Given task: Print only the lines from the top of the data through the line with "var aTicks = [0, 1, 2, 3, 4, 5, 6, 7];", both included, skipping every picture.

Dataset section:
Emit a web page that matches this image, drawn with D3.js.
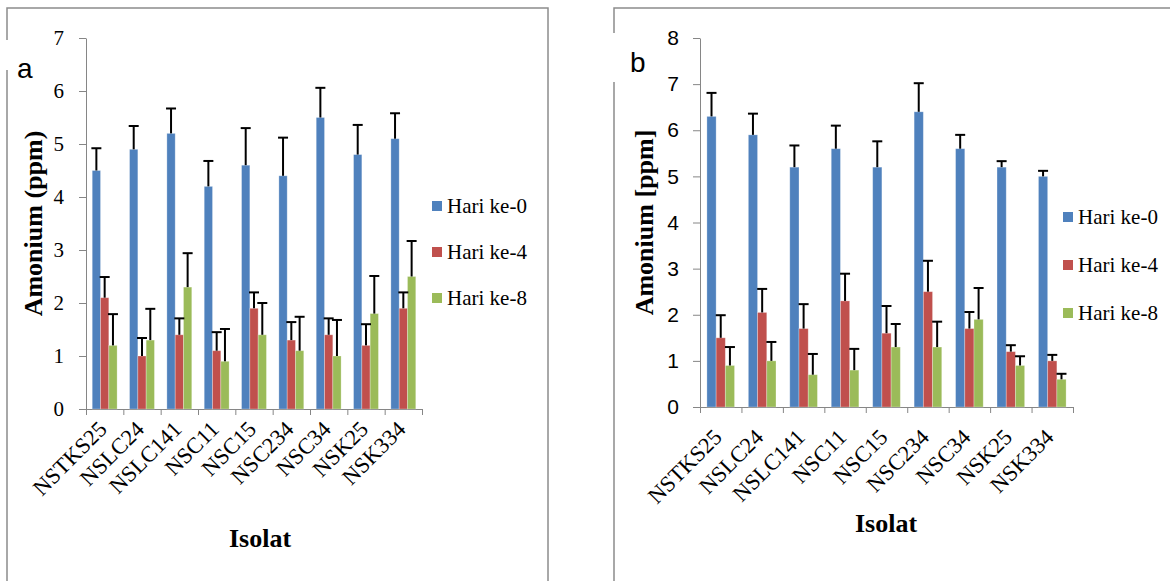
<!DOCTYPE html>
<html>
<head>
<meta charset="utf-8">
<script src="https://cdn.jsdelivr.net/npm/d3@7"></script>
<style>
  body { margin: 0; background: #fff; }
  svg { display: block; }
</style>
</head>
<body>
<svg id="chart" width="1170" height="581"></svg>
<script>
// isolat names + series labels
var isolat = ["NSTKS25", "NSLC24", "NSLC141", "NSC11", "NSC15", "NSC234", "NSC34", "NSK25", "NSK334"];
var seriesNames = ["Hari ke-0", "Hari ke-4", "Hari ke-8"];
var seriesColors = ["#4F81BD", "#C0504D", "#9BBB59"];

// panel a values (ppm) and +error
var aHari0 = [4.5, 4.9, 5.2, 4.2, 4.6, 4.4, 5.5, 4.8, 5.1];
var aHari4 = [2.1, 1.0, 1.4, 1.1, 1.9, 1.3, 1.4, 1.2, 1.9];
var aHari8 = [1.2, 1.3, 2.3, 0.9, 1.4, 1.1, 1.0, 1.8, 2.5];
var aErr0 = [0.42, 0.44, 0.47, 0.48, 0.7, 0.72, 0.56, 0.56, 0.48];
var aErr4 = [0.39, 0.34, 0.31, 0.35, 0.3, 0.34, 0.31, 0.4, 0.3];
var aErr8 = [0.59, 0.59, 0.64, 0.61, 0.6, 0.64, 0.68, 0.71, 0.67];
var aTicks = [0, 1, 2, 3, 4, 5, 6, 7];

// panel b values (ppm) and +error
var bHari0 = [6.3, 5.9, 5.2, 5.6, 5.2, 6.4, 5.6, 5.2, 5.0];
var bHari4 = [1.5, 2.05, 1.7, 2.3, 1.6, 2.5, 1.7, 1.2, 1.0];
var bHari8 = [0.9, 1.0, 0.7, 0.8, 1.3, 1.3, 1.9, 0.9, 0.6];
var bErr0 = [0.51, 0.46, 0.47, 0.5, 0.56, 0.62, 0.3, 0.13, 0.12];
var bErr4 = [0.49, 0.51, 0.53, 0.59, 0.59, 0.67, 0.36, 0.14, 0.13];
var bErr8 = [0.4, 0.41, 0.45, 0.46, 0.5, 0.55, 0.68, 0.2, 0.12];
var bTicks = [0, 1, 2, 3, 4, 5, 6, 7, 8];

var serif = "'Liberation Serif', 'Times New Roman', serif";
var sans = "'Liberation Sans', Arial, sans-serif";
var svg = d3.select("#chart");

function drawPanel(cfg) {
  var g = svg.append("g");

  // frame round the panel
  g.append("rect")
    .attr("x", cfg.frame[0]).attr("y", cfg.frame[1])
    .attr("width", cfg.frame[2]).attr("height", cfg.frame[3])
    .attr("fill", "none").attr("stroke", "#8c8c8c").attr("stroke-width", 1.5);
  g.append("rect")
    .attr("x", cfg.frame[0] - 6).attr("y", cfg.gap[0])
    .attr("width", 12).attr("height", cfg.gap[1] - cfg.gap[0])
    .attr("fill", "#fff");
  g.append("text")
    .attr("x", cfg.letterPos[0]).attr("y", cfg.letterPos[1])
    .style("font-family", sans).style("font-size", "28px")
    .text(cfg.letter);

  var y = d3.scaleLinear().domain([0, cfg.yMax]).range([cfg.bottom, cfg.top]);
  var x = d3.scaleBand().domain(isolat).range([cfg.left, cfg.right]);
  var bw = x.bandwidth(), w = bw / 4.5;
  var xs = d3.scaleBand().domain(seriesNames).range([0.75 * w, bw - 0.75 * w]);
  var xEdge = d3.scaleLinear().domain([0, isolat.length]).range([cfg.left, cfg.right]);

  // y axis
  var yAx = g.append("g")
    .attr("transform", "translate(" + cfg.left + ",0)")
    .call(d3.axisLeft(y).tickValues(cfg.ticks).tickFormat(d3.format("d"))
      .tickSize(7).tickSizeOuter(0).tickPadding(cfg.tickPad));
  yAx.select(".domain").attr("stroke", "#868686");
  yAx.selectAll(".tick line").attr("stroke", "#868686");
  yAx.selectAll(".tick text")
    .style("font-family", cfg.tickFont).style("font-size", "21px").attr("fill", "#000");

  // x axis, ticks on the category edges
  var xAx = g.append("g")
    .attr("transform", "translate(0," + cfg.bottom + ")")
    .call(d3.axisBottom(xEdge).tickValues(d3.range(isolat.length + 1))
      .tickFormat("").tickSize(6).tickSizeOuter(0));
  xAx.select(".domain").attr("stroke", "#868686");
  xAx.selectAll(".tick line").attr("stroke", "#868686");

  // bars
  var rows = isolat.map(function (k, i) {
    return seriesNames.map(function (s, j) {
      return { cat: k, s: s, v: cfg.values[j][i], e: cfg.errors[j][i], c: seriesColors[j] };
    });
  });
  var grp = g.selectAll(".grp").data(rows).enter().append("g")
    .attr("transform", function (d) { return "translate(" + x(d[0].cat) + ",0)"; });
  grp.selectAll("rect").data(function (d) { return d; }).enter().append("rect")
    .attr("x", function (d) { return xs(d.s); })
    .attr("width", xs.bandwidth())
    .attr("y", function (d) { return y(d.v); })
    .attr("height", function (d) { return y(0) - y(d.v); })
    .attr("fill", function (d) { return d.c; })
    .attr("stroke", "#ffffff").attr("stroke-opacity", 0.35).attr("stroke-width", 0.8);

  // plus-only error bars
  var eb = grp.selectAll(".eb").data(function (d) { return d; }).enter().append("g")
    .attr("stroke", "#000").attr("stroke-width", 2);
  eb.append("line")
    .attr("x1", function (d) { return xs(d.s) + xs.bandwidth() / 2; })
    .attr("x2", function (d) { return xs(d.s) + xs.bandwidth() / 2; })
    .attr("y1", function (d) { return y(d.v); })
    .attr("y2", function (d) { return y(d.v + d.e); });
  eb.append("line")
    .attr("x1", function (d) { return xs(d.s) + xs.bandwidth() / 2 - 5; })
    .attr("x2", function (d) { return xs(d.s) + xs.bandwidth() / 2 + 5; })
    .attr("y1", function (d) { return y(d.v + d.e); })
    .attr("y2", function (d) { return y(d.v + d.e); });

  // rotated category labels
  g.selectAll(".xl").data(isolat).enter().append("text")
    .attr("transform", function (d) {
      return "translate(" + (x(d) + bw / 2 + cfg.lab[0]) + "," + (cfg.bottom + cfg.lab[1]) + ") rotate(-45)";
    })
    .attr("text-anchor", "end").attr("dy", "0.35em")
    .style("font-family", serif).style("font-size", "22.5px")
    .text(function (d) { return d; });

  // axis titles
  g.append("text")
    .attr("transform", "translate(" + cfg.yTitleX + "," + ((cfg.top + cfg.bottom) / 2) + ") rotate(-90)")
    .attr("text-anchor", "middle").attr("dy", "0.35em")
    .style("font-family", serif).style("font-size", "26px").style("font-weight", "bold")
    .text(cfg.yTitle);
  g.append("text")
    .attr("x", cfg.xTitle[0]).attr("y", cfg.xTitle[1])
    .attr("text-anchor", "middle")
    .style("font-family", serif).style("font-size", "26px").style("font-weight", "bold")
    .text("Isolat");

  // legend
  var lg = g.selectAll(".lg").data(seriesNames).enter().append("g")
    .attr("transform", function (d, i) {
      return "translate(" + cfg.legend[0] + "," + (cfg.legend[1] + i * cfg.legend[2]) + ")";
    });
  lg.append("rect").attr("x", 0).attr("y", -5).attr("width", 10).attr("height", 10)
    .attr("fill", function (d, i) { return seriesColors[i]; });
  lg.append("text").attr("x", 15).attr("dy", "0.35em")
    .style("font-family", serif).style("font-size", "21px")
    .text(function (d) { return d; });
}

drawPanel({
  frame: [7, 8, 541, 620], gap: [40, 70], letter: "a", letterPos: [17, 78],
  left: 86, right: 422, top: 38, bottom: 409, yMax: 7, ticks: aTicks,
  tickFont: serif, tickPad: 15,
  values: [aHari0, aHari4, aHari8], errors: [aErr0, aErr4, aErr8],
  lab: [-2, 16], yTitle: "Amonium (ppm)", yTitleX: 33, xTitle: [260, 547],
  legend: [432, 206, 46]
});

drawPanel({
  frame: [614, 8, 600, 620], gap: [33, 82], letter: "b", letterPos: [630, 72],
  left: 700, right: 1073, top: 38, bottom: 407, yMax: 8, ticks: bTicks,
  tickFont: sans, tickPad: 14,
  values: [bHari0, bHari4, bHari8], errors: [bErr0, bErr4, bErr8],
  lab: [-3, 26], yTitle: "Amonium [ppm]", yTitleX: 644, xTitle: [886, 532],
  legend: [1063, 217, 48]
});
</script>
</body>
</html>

Completed task:
Emit a web page that matches this image, drawn with D3.js.
<!DOCTYPE html>
<html>
<head>
<meta charset="utf-8">
<script src="https://cdn.jsdelivr.net/npm/d3@7"></script>
<style>
  body { margin: 0; background: #fff; }
  svg { display: block; }
</style>
</head>
<body>
<svg id="chart" width="1170" height="581"></svg>
<script>
// isolat names + series labels
var isolat = ["NSTKS25", "NSLC24", "NSLC141", "NSC11", "NSC15", "NSC234", "NSC34", "NSK25", "NSK334"];
var seriesNames = ["Hari ke-0", "Hari ke-4", "Hari ke-8"];
var seriesColors = ["#4F81BD", "#C0504D", "#9BBB59"];

// panel a values (ppm) and +error
var aHari0 = [4.5, 4.9, 5.2, 4.2, 4.6, 4.4, 5.5, 4.8, 5.1];
var aHari4 = [2.1, 1.0, 1.4, 1.1, 1.9, 1.3, 1.4, 1.2, 1.9];
var aHari8 = [1.2, 1.3, 2.3, 0.9, 1.4, 1.1, 1.0, 1.8, 2.5];
var aErr0 = [0.42, 0.44, 0.47, 0.48, 0.7, 0.72, 0.56, 0.56, 0.48];
var aErr4 = [0.39, 0.34, 0.31, 0.35, 0.3, 0.34, 0.31, 0.4, 0.3];
var aErr8 = [0.59, 0.59, 0.64, 0.61, 0.6, 0.64, 0.68, 0.71, 0.67];
var aTicks = [0, 1, 2, 3, 4, 5, 6, 7];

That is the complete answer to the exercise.